O segundo aspecto pode ser comprovado pelo facto de a UE27 não ter percebido o alerta que representa a saída do Reino Unido, e por isso ter cometido quatro erros principais:

  1. Ignorou as propostas do Sr. Cameron no sentido de alterar a posição do Reino Unido dentro da UE, adoptando uma postura contrária à vontade legítima de um dos seus estados membros que, não por acaso, é a democracia descentralizada mais antiga e mais consolidada, e onde o primado da lei, a separação de poderes e a existência de contrapoderes, e o respeito pelas liberdades de iniciativa, de expressão, de imprensa ou de associação estão há mais tempo enraizados.

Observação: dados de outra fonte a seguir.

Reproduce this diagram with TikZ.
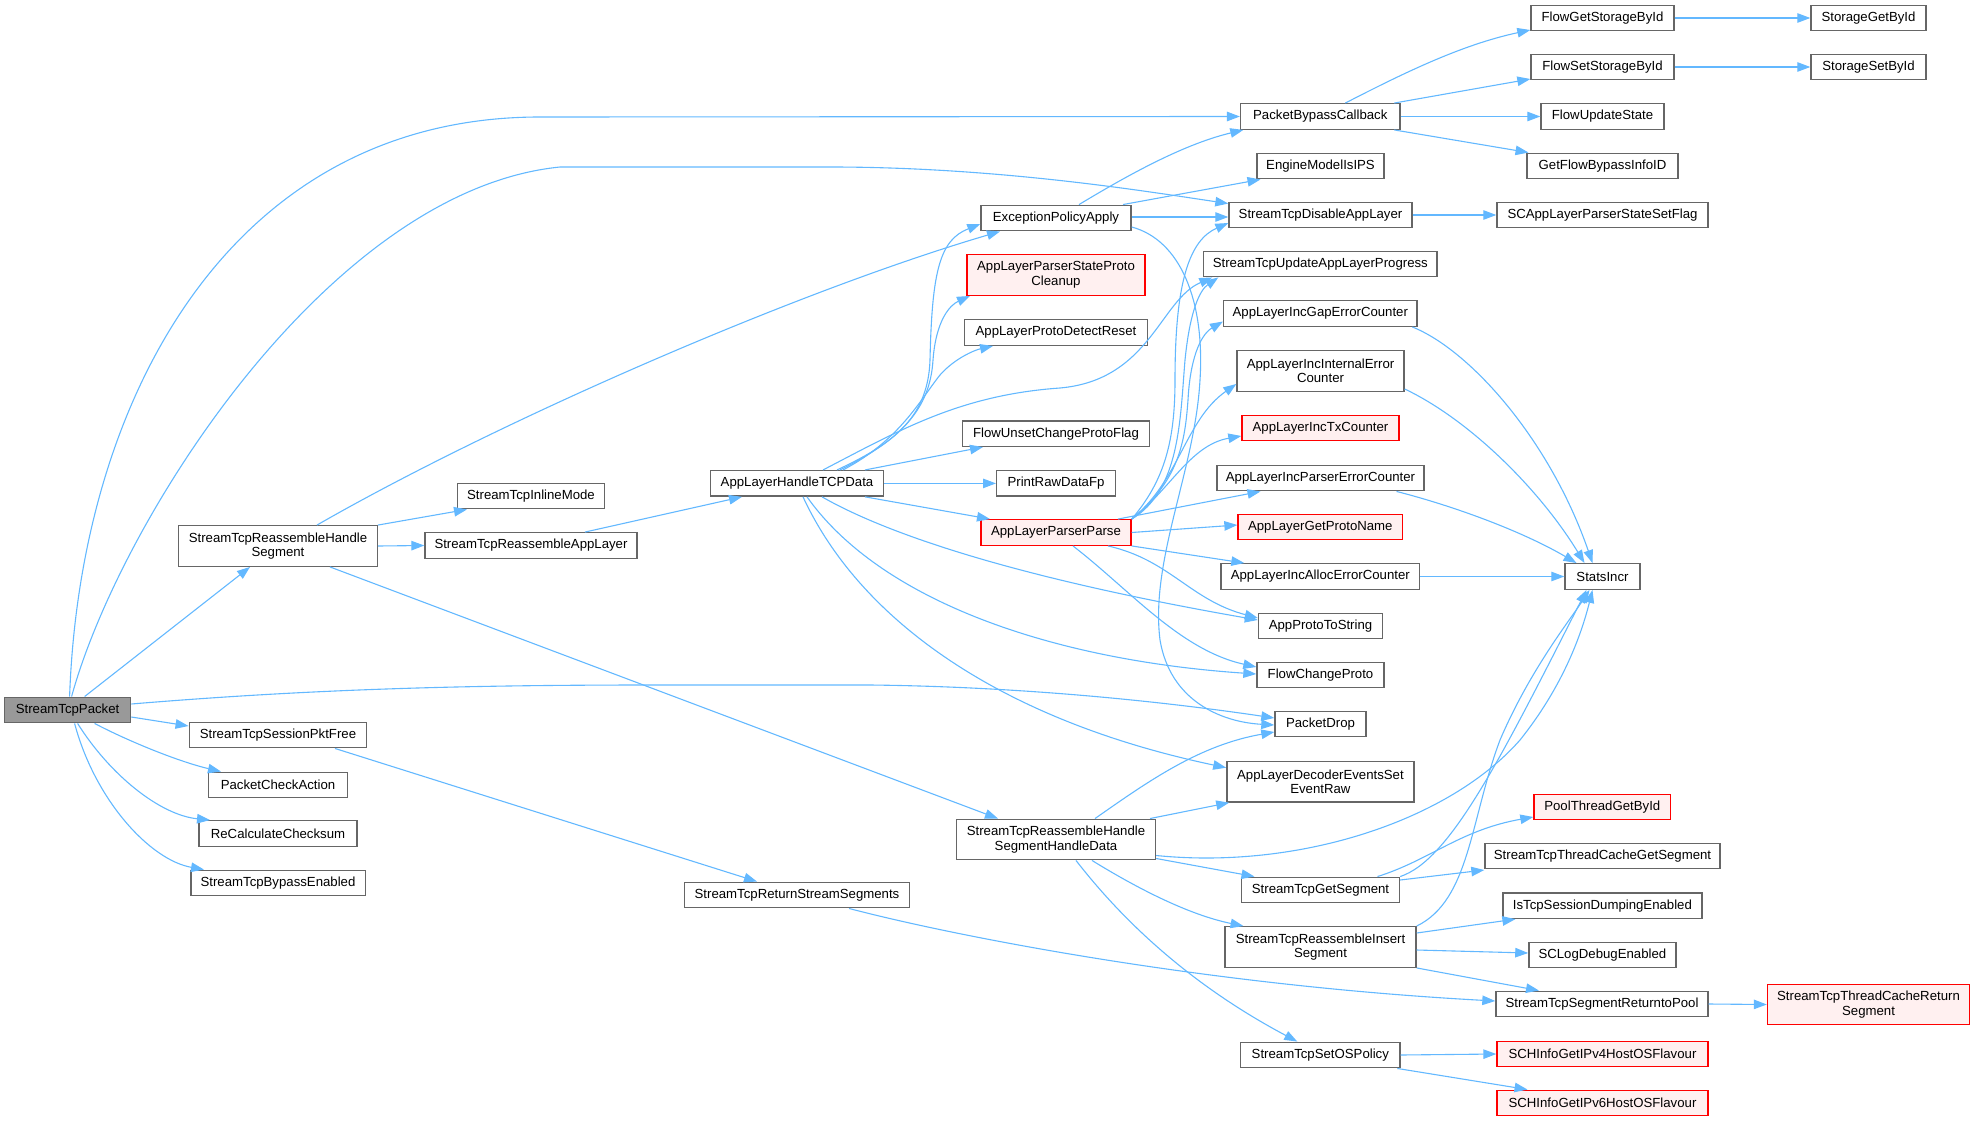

  2. Mais grave, optou inicialmente por ignorar o resultado do referendo, e os seus responsáveis acreditaram que a decisão iria ser alterada e que o RU nunca iria sair. A UE27 seguiu a infeliz postura de ignorar a vontade das populações, que tinha sido já adoptada perante os vários referendos cujo resultado não agradou, como os que chumbaram a proposta de constituição europeia, ou pela tentativa de impedir a realização de outros referendos (como em Itália ou na Grécia).
  3. Invocou razões burocráticas na definição das “guidelines” de negociação para recusar desde o início negociar um acordo para o pós-Brexit em simultâneo com o acordo de saída, prolongando a incerteza e aumentando os custos para famílias e empresas.
  4. Ao longo de todo o período negocial, a UE27 encarou, e continua a encarar, a participação dos países no projecto europeu como sendo numa prisão do qual não há liberdade para se sair. Nesse sentido, a UE27 dificultou ao máximo as negociações ao apresentar, um ano após o Reino Unido ter invocado a artigo 50º, uma má proposta onde misturou o acordo de saída com questões nacionalistas na Irlanda ou em Espanha, a que foi na semana passada acrescentado o nacionalismo francês nas pescas.

O acordo de Domingo é um mau acordo para todos. Para o Reino Unido é humilhante, pelo que dificilmente será aprovado. Mas mesmo que seja aprovado, é mau para a UE27 porque demonstra que tarda em querer perceber porque é que o RU está a sair e o alerta que está a dar sobre a fragilidade do projecto europeu.